There are over 100 different grape varieties currently growing in the Lodi area. Growers have been working hard to determine how best to grow grapes from such diverse world regions to get the best quality from these vines in their new Lodi home.

This local collaboration among the grape farmers led to the establishing of the Lodi Winegrape Commission in the early 1990s. This organization would eventually blossom into the LODI RULES Certification for Sustainable Winegrowing in California.

Growers who choose to follow the program employ pest management techniques such as encouraging owls to nest in the vineyards to control rodents. They enhance the biodiversity with native plants, work to improve soil health, along with improving the air and water quality. The program also focuses on social responsibility and economic feasibility.

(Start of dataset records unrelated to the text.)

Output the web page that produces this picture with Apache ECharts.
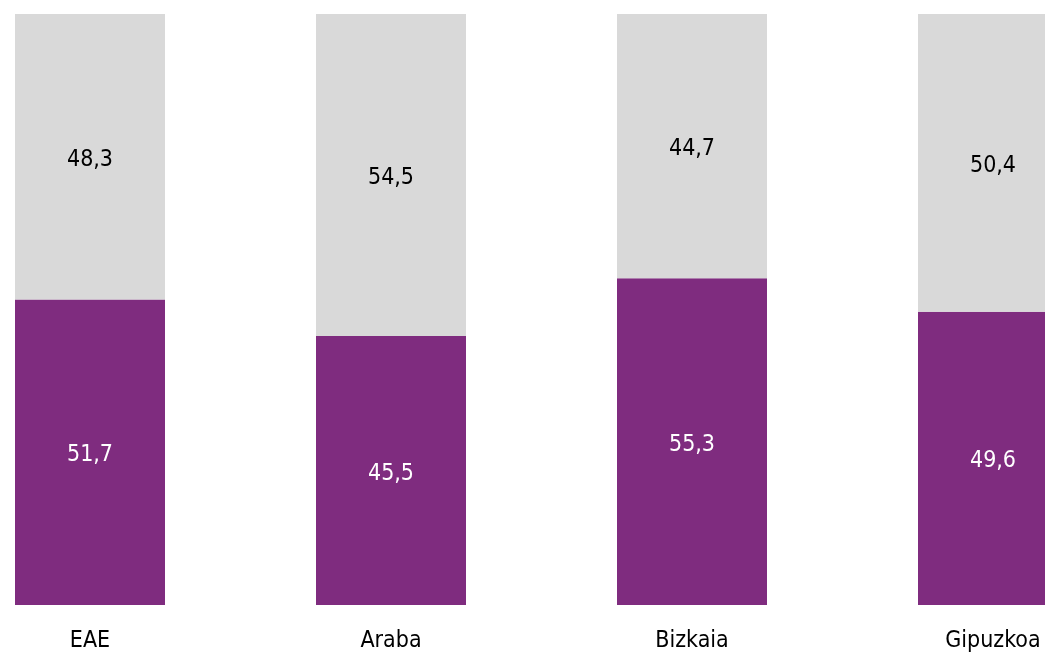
<!DOCTYPE html>
<html>
<head>
<meta charset="utf-8">
<script src="https://cdn.jsdelivr.net/npm/echarts@6/dist/echarts.min.js"></script>
<style>
  html, body { margin: 0; padding: 0; background: #fff; }
  #chart { width: 1045px; height: 654px; }
</style>
</head>
<body>
<div id="chart"></div>
<script>
const categories = ["EAE", "Araba", "Bizkaia", "Gipuzkoa"];
const purpleValues = [51.7, 45.5, 55.3, 49.6];
const greyValues = [48.3, 54.5, 44.7, 50.4];

const font = '"Liberation Sans Narrow", "DejaVu Sans Condensed", sans-serif';
const fmt = p => String(p.value).replace(".", ",");

const dom = document.getElementById("chart");
const chart = echarts.init(dom);
chart.setOption({
  animation: false,
  grid: { left: 90, right: 52, top: 14, bottom: 49 },
  xAxis: {
    type: "category",
    data: categories,
    boundaryGap: false,
    axisLine: { show: false },
    axisTick: { show: false },
    axisLabel: { color: "#000", fontSize: 23, fontFamily: font, margin: 25 }
  },
  yAxis: { type: "value", min: 0, max: 100, show: false, splitLine: { show: false } },
  series: [
    {
      name: "purple",
      type: "bar",
      stack: "total",
      barWidth: 150,
      clip: false,
      data: purpleValues,
      itemStyle: { color: "#7f2c7f" },
      label: { show: true, position: "inside", offset: [0, 3], color: "#fff", fontSize: 23, fontFamily: font, formatter: fmt }
    },
    {
      name: "grey",
      type: "bar",
      stack: "total",
      barWidth: 150,
      clip: false,
      data: greyValues,
      itemStyle: { color: "#d9d9d9" },
      label: { show: true, position: "inside", offset: [0, 3], color: "#000", fontSize: 23, fontFamily: font, formatter: fmt }
    }
  ]
});
window.addEventListener("resize", () => chart.resize());
</script>
</body>
</html>
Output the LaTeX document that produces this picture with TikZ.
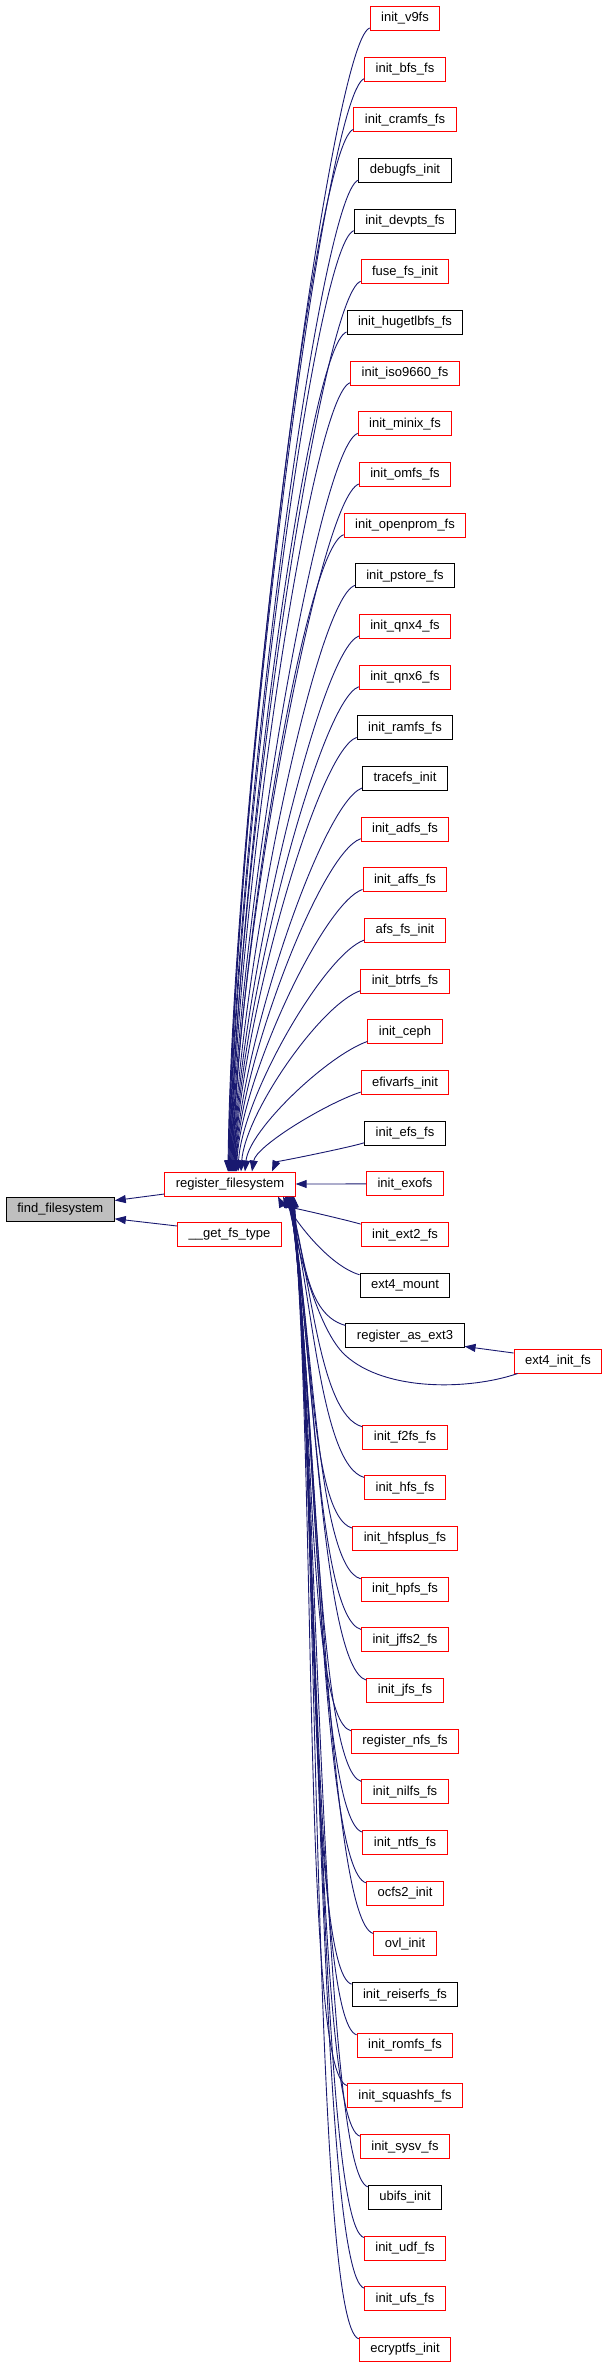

Around the time of the creation of the AVA and the Commission, several growers started their own wineries and began to produce their own wines. This was a huge change for the region.

It was the start of Lodi revamping its status from a major supplier of inexpensive, bulk wine to a high quality region with boutique wineries offering a diverse array of wine varietals, blends, and styles. Lodi now has wineries that specialize in Italian, Spanish, German and Austrian varietals.
Today, Lodi has 110,000 acres planted of wine grapes which are currently being farmed by 750 growers. So far, almost 25,000 of these acres have been certified under the LODI RULES program.

The region now has over 85 boutique wineries producing small lot, artisanal wines with over 35 of these wineries choosing to gain the certification.

Look for Lodi wines from these high quality producers: Acquiesce Winery, Bokisch Vineyards, Fields Family Wines, Harney Lane Winery, Klinker Brick Winery, LangeTwins Family Winery and Vineyards, Markus Wine Company, McCay Cellars, Michael David Winery, Oak Farm Vineyards,
PRIE Winery, and St. Amant Winery.

These producers are offering fresh, exciting white varietals and rosés, classic California Chardonnays and Cabernets, unique red blends and varietals, along with their iconic old vine Zinfandels. These wineries are blazing new trails on the Lodi wine frontier; they are producing wines worth seeking. It is time to take another look at Lodi.